También en el deporte nos encontramos con una de las ramas espirituales más importantes que luchan contra la tendencia social más dura que vive nuestro tiempo. En el deporte encontramos el sentimiento de equipo y de comunidad que lucha frente al individualismo que aísla, enfría y distancia. Es la unidad en la diversidad. La complementariedad desde lo distinto. Incluso en los deportes aparentemente individuales muestran la necesidad de un grupo de personas que, desde lo oculto, transmiten confianza, conocimiento o ánimo, luchando contra la tentación del «Yo solo puedo», «No necesito a nadie», «Todo lo he conseguido yo». El espíritu de equipo hace salir del propio amor, querer e interés.

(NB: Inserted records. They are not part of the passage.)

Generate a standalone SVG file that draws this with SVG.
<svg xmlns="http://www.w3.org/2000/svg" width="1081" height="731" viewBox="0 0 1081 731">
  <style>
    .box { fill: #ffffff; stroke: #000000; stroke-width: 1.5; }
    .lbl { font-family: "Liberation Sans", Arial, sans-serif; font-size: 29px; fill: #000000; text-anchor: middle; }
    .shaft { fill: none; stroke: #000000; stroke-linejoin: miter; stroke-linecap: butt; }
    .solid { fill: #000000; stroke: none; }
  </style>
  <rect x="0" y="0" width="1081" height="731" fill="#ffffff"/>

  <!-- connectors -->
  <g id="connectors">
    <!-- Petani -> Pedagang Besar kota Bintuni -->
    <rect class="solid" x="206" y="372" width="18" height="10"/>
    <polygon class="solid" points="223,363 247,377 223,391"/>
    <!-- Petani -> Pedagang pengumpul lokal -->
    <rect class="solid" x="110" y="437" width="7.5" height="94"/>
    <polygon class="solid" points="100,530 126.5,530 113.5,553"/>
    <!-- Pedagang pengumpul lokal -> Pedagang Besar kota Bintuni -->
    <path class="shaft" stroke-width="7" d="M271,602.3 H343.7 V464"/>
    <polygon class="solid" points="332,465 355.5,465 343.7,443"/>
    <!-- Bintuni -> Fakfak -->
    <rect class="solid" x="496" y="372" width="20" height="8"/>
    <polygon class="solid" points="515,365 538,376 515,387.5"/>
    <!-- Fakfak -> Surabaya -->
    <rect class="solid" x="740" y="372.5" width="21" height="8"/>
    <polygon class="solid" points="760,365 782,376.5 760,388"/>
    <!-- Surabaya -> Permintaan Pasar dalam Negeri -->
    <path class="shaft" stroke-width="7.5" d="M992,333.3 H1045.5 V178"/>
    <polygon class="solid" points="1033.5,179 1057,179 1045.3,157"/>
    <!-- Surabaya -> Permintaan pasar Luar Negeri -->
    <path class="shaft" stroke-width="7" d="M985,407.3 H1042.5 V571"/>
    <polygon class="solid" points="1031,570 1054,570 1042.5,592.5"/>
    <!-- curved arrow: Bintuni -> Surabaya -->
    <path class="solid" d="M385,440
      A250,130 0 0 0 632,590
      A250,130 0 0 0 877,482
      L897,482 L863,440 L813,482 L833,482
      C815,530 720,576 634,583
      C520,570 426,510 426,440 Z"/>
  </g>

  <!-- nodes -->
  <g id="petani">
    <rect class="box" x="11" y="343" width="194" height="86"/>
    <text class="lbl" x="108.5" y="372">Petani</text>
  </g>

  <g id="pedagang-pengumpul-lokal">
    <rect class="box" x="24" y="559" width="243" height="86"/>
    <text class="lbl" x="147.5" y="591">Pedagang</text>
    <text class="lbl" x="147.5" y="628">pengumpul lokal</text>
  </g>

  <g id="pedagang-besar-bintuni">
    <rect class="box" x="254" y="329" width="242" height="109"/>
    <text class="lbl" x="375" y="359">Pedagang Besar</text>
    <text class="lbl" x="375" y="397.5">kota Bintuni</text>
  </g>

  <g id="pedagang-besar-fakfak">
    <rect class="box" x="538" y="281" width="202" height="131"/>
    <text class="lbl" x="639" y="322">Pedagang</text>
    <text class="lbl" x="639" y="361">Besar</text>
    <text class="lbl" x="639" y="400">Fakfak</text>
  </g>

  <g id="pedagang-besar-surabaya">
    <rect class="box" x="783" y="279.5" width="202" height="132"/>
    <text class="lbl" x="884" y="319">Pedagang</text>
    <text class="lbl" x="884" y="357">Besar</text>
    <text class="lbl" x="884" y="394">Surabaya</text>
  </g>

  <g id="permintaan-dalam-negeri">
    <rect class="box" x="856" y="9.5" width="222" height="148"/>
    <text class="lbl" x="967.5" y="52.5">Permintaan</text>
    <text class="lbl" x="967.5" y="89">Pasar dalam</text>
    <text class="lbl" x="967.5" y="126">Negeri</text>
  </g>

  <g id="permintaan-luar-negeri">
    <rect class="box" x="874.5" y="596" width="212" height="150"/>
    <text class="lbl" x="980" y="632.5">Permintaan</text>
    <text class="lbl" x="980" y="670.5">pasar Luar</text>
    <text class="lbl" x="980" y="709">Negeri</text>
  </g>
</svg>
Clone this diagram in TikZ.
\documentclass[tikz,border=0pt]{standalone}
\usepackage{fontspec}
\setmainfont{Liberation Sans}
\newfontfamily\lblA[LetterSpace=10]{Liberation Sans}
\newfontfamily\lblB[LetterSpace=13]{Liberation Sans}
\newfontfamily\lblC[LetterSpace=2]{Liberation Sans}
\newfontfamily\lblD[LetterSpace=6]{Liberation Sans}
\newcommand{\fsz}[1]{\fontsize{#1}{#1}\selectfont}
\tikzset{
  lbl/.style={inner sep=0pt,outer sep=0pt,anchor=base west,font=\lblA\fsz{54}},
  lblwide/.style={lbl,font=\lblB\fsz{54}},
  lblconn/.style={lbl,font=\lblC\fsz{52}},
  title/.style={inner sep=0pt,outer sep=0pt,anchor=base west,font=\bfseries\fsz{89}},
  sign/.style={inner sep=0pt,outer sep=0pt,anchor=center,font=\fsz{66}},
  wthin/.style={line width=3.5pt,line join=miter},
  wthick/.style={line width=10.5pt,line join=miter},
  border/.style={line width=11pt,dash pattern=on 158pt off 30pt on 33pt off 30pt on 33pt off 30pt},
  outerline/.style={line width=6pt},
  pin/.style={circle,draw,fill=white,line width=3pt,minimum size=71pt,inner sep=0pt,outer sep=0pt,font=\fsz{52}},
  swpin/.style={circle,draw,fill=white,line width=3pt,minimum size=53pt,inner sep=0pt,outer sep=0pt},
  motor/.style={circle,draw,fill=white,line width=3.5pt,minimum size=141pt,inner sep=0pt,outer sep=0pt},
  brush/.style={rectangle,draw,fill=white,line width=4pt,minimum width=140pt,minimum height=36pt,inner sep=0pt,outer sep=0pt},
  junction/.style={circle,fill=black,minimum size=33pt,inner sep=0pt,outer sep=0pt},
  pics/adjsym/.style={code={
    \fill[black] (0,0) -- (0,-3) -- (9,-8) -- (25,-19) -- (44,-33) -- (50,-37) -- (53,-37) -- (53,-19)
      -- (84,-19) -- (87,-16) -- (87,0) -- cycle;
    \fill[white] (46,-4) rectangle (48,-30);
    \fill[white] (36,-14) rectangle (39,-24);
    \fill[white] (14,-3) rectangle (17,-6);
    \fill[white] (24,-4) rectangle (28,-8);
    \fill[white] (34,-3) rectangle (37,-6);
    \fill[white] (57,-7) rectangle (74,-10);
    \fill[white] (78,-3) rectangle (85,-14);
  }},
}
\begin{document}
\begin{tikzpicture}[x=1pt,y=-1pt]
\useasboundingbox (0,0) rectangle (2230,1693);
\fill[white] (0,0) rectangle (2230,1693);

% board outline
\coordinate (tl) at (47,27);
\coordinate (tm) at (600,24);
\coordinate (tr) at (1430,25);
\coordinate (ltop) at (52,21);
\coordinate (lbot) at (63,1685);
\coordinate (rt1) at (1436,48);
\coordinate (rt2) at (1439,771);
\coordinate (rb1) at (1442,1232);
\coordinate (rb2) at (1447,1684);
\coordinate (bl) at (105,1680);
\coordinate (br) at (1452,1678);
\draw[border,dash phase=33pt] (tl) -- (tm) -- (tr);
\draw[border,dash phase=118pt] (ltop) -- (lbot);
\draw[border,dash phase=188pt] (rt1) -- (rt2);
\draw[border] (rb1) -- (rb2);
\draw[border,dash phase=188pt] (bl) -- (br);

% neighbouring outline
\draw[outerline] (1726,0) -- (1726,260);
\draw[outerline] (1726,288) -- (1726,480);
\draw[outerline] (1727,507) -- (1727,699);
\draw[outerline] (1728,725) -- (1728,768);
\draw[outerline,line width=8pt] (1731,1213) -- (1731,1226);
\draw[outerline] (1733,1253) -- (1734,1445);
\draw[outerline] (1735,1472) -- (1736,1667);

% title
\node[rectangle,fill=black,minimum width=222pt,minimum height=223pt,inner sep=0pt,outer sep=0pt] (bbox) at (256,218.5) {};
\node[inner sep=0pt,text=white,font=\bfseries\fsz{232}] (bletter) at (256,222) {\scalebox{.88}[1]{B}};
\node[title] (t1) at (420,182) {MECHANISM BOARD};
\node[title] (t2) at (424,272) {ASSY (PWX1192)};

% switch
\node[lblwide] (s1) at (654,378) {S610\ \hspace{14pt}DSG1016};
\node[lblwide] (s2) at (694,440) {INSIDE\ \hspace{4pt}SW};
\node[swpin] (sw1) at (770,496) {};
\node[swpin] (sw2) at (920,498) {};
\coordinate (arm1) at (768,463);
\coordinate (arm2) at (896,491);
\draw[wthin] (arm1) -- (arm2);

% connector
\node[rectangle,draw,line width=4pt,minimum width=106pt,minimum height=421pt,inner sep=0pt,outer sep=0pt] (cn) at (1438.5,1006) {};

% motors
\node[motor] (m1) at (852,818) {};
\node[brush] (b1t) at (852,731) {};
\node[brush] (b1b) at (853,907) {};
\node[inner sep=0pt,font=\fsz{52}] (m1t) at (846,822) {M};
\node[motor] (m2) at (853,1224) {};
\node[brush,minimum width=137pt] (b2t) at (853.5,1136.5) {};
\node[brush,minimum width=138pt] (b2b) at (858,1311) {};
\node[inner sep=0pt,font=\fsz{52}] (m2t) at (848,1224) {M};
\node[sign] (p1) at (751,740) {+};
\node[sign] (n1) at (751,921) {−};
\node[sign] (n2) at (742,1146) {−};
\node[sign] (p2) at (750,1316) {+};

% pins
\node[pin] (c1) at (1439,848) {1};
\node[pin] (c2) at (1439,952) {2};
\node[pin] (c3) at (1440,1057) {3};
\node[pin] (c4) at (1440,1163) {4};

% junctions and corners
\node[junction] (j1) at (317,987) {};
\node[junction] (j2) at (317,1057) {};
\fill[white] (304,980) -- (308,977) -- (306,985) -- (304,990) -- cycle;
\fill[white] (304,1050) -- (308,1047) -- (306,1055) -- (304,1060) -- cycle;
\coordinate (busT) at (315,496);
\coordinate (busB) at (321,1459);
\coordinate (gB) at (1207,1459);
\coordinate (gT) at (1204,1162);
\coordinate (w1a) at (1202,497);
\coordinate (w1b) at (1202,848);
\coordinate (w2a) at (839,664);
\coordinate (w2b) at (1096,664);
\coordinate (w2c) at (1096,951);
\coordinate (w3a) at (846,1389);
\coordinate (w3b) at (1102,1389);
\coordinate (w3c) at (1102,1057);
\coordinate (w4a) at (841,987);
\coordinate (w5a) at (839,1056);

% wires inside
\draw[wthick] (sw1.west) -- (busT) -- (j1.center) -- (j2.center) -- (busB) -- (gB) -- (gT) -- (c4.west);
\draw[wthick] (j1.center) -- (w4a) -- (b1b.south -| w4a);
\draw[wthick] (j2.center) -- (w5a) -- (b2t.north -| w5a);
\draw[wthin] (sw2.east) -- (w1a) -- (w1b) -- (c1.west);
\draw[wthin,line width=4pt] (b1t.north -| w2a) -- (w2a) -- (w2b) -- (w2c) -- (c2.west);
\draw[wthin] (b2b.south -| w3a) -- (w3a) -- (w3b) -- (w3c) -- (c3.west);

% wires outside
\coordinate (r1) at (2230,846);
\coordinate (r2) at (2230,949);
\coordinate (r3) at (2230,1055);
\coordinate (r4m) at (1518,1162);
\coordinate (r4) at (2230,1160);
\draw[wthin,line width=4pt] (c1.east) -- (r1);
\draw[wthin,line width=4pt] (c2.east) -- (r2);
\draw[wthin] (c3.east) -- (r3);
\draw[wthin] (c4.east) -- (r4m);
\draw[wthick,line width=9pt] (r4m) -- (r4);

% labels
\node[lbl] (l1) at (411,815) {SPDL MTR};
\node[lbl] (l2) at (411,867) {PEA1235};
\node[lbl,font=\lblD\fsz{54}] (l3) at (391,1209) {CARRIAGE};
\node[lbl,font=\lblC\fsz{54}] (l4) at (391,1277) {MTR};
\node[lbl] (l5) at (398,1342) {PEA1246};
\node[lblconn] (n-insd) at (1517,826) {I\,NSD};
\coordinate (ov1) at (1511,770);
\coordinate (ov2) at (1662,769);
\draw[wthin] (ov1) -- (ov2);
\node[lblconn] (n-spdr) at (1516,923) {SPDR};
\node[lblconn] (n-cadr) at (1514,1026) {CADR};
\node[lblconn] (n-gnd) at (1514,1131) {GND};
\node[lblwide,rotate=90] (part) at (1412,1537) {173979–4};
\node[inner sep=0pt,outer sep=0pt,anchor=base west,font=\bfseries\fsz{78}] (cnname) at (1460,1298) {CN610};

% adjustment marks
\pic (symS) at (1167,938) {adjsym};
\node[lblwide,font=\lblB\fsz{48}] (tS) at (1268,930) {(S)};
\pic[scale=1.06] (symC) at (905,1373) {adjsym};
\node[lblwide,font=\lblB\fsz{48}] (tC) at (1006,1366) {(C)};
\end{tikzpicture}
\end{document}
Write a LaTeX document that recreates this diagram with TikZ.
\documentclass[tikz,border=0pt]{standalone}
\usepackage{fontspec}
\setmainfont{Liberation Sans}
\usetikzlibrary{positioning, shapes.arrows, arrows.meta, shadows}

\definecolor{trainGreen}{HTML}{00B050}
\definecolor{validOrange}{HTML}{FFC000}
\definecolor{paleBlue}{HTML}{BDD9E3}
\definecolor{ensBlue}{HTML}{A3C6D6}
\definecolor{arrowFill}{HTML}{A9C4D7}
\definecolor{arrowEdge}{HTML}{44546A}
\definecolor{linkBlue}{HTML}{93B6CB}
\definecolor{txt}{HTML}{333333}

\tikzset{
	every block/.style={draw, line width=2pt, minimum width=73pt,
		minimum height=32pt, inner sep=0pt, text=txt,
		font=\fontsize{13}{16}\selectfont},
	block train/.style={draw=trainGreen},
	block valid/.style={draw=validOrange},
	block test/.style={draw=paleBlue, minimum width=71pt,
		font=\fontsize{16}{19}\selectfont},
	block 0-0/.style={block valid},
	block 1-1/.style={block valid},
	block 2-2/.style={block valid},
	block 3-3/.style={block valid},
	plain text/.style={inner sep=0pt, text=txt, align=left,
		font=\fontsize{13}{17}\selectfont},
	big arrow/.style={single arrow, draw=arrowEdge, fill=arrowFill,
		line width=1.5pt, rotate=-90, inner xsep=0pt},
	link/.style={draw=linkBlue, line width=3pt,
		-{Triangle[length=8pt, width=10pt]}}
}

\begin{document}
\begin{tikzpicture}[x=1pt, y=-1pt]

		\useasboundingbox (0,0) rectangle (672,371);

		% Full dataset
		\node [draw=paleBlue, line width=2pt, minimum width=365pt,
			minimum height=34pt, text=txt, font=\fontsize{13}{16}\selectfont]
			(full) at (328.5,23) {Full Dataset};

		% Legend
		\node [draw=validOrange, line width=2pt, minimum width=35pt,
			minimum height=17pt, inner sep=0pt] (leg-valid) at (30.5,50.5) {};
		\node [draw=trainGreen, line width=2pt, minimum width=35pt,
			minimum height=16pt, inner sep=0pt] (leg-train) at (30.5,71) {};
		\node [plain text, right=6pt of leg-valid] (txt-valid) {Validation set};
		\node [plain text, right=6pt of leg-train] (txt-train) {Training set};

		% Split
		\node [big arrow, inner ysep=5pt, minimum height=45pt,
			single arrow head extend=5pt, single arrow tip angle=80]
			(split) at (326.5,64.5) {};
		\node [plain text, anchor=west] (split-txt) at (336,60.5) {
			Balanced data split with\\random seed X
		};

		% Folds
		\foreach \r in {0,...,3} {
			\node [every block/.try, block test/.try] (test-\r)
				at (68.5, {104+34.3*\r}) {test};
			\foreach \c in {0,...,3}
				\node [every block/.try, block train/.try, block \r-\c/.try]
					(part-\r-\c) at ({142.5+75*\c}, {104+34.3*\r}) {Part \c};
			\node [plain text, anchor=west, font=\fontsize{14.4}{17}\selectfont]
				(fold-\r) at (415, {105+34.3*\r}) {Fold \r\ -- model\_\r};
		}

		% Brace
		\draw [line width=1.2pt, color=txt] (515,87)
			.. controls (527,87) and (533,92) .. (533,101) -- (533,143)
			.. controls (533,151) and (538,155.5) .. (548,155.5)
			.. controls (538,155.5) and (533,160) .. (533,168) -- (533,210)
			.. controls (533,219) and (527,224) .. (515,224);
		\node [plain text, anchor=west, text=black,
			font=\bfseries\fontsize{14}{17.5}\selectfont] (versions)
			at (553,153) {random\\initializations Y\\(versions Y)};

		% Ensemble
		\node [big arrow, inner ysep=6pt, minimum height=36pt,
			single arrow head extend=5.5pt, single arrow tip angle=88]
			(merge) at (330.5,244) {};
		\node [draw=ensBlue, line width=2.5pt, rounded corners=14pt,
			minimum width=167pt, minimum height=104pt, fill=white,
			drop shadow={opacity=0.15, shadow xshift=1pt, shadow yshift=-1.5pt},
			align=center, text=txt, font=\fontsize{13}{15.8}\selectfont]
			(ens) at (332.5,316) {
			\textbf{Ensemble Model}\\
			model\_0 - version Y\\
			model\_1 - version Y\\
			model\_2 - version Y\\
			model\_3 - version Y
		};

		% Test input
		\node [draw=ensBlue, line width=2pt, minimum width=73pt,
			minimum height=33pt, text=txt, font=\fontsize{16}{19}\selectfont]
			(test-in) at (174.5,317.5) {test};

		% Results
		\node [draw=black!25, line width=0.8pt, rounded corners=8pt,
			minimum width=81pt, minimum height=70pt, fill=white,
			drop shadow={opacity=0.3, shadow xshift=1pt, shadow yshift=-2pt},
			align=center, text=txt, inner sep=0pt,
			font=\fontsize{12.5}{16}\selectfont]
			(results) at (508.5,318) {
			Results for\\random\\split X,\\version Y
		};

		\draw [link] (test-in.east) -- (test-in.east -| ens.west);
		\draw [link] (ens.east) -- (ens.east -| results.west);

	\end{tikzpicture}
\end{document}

Finalmente, uno de los reflejos más bonitos que vemos en aquellos que practican deporte es la alegría. Entre el esfuerzo y el sufrimiento por querer dar lo mejor de uno mismo para no caer en la mediocridad, nos encontramos con una alegría interna que muestra la presencia de Dios en aquello que hacemos. La paz de saber que nuestra entrega nos hace mejores a nosotros y al resto, es síntoma de que Alguien habita en nosotros y nos empuja y anima a seguir caminando en ese esfuerzo contra las tentaciones egoístas, violentas o excluyentes.

Me alegra saber que el Vaticano anima, apoya y promueve una pastoral deportiva que va más allá de los despachos y las salas de reuniones. Seguro que aquellos que pensaban ingenuamente que no podría estar unido espiritualidad y deporte, encontrarán un nuevo mundo donde no sólo se ayudan, sino que también se complementan.